* Task details:
Gather each line in the entries that includes the string "page".

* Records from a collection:
☆ ☆ ☆ ☆ ☆

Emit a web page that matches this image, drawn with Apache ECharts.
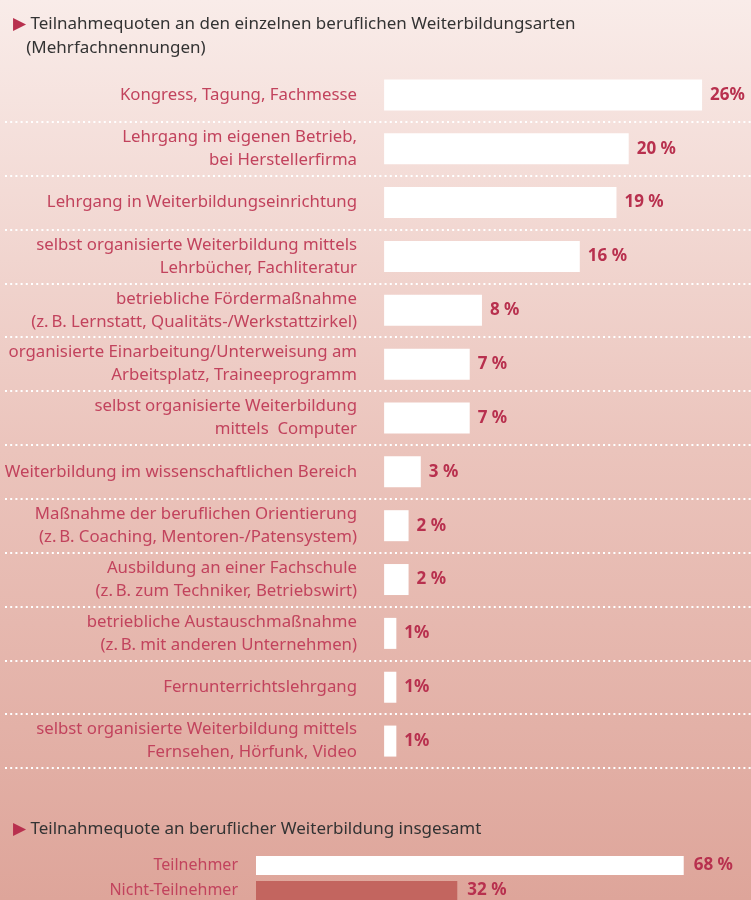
<!DOCTYPE html>
<html>
<head>
<meta charset="utf-8">
<script src="https://cdn.jsdelivr.net/npm/echarts@6/dist/echarts.min.js"></script>
<style>
  html, body { margin: 0; padding: 0; }
  #main { width: 751px; height: 900px; }
</style>
</head>
<body>
<div id="main"></div>
<script>
// Weiterbildungsarten (Mehrfachnennungen)
var categories = [
  'Kongress, Tagung, Fachmesse',
  'Lehrgang im eigenen Betrieb,\nbei Herstellerfirma',
  'Lehrgang in Weiterbildungseinrichtung',
  'selbst organisierte Weiterbildung mittels\nLehrbücher, Fachliteratur',
  'betriebliche Fördermaßnahme\n(z.\u2009B. Lernstatt, Qualitäts-/Werkstattzirkel)',
  'organisierte Einarbeitung/Unterweisung am\nArbeitsplatz, Traineeprogramm',
  'selbst organisierte Weiterbildung\nmittels  Computer',
  'Weiterbildung im wissenschaftlichen Bereich',
  'Maßnahme der beruflichen Orientierung\n(z.\u2009B. Coaching, Mentoren-/Patensystem)',
  'Ausbildung an einer Fachschule\n(z.\u2009B. zum Techniker, Betriebswirt)',
  'betriebliche Austauschmaßnahme\n(z.\u2009B. mit anderen Unternehmen)',
  'Fernunterrichtslehrgang',
  'selbst organisierte Weiterbildung mittels\nFernsehen, Hörfunk, Video'
];
var values = [26, 20, 19, 16, 8, 7, 7, 3, 2, 2, 1, 1, 1];
var valueLabels = ['26%', '20 %', '19 %', '16 %', '8 %', '7 %', '7 %',
  '3 %', '2 %', '2 %', '1%', '1%', '1%'];

// insgesamt
var totalCategories = ['Teilnehmer', 'Nicht-Teilnehmer'];
var totalValues = [68, 32];
var totalLabels = ['68 %', '32 %'];

var labelColor = '#c2435d';
var valueColor = '#b8304e';
var font = 'Noto Sans';

var chart = echarts.init(document.getElementById('main'));

chart.setOption({
  animation: false,
  backgroundColor: {
    type: 'linear', x: 0, y: 0, x2: 0, y2: 1,
    colorStops: [
      { offset: 0, color: '#f9ece9' },
      { offset: 0.5, color: '#ebc4bc' },
      { offset: 1, color: '#dea59a' }
    ]
  },
  title: [{
    left: 8, top: 7,
    text: '{tri|\u25B6} Teilnahmequoten an den einzelnen beruflichen Weiterbildungsarten\n   (Mehrfachnennungen)',
    textStyle: {
      fontFamily: font, fontSize: 17, fontWeight: 'normal', color: '#333', lineHeight: 24,
      rich: { tri: { color: '#b8304e', fontSize: 17 } }
    }
  }, {
    left: 8, top: 816,
    text: '{tri|\u25B6} Teilnahmequote an beruflicher Weiterbildung insgesamt',
    textStyle: {
      fontFamily: font, fontSize: 17, fontWeight: 'normal', color: '#333',
      rich: { tri: { color: '#b8304e', fontSize: 17 } }
    }
  }],
  grid: [
    { left: 5, right: 0, top: 68, height: 700, outerBoundsMode: 'none', containLabel: false },
    { left: 256, width: 629, top: 853, height: 50, outerBoundsMode: 'none', containLabel: false }
  ],
  xAxis: [{
    gridIndex: 0, type: 'value', min: -31, max: 30,
    show: false
  }, {
    gridIndex: 1, type: 'value', min: 0, max: 100,
    show: false
  }],
  yAxis: [{
    gridIndex: 0, type: 'category', data: categories, inverse: true,
    position: 'left', offset: -379,
    axisLine: { show: false, onZero: false },
    axisTick: { show: false },
    axisLabel: {
      margin: 27, fontFamily: font, fontSize: 16.8, color: labelColor, lineHeight: 23, align: 'right'
    },
    splitLine: {
      show: true,
      interval: function (i) { return i > 0; },
      lineStyle: { color: '#ffffff', width: 2.2, type: [2, 3.2] }
    }
  }, {
    gridIndex: 1, type: 'category', data: totalCategories, inverse: true,
    axisLine: { show: false },
    axisTick: { show: false },
    axisLabel: { margin: 18, fontFamily: font, fontSize: 16, color: labelColor }
  }],
  series: [{
    type: 'bar', xAxisIndex: 0, yAxisIndex: 0,
    data: values,
    barWidth: 31,
    itemStyle: { color: '#ffffff' },
    label: {
      show: true, position: 'right', distance: 8,
      fontFamily: font, fontSize: 17, fontWeight: 'bold', color: valueColor,
      formatter: function (p) { return valueLabels[p.dataIndex]; }
    }
  }, {
    type: 'bar', xAxisIndex: 1, yAxisIndex: 1,
    data: totalValues.map(function (v, i) {
      return { value: v, itemStyle: { color: i === 0 ? '#ffffff' : '#c3655f' } };
    }),
    barWidth: 19,
    label: {
      show: true, position: 'right', distance: 10,
      fontFamily: font, fontSize: 17, fontWeight: 'bold', color: valueColor,
      formatter: function (p) { return totalLabels[p.dataIndex]; }
    }
  }]
});
</script>
</body>
</html>
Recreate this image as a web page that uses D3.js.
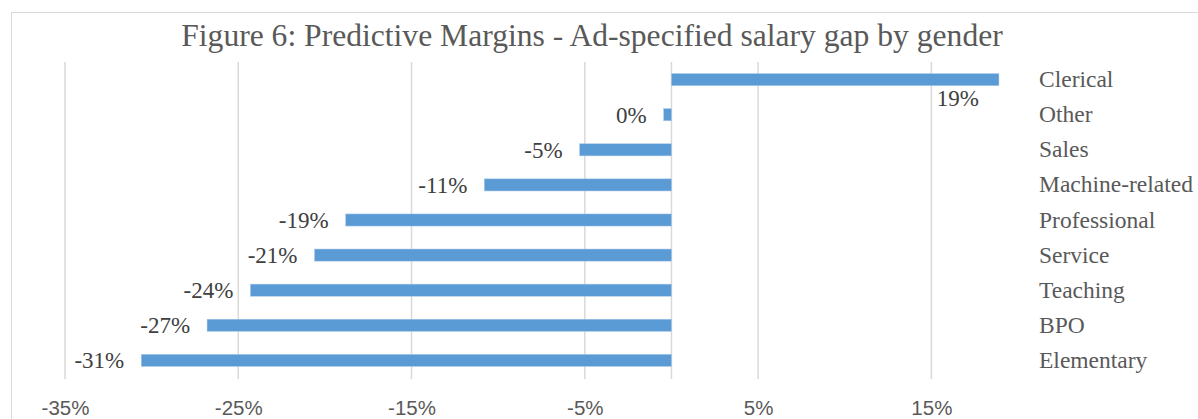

☆ ☆ ☆ ☆ ☆

* Solved exercise:
Emit a web page that matches this image, drawn with Apache ECharts.
Recreate this image as a web page that uses D3.js.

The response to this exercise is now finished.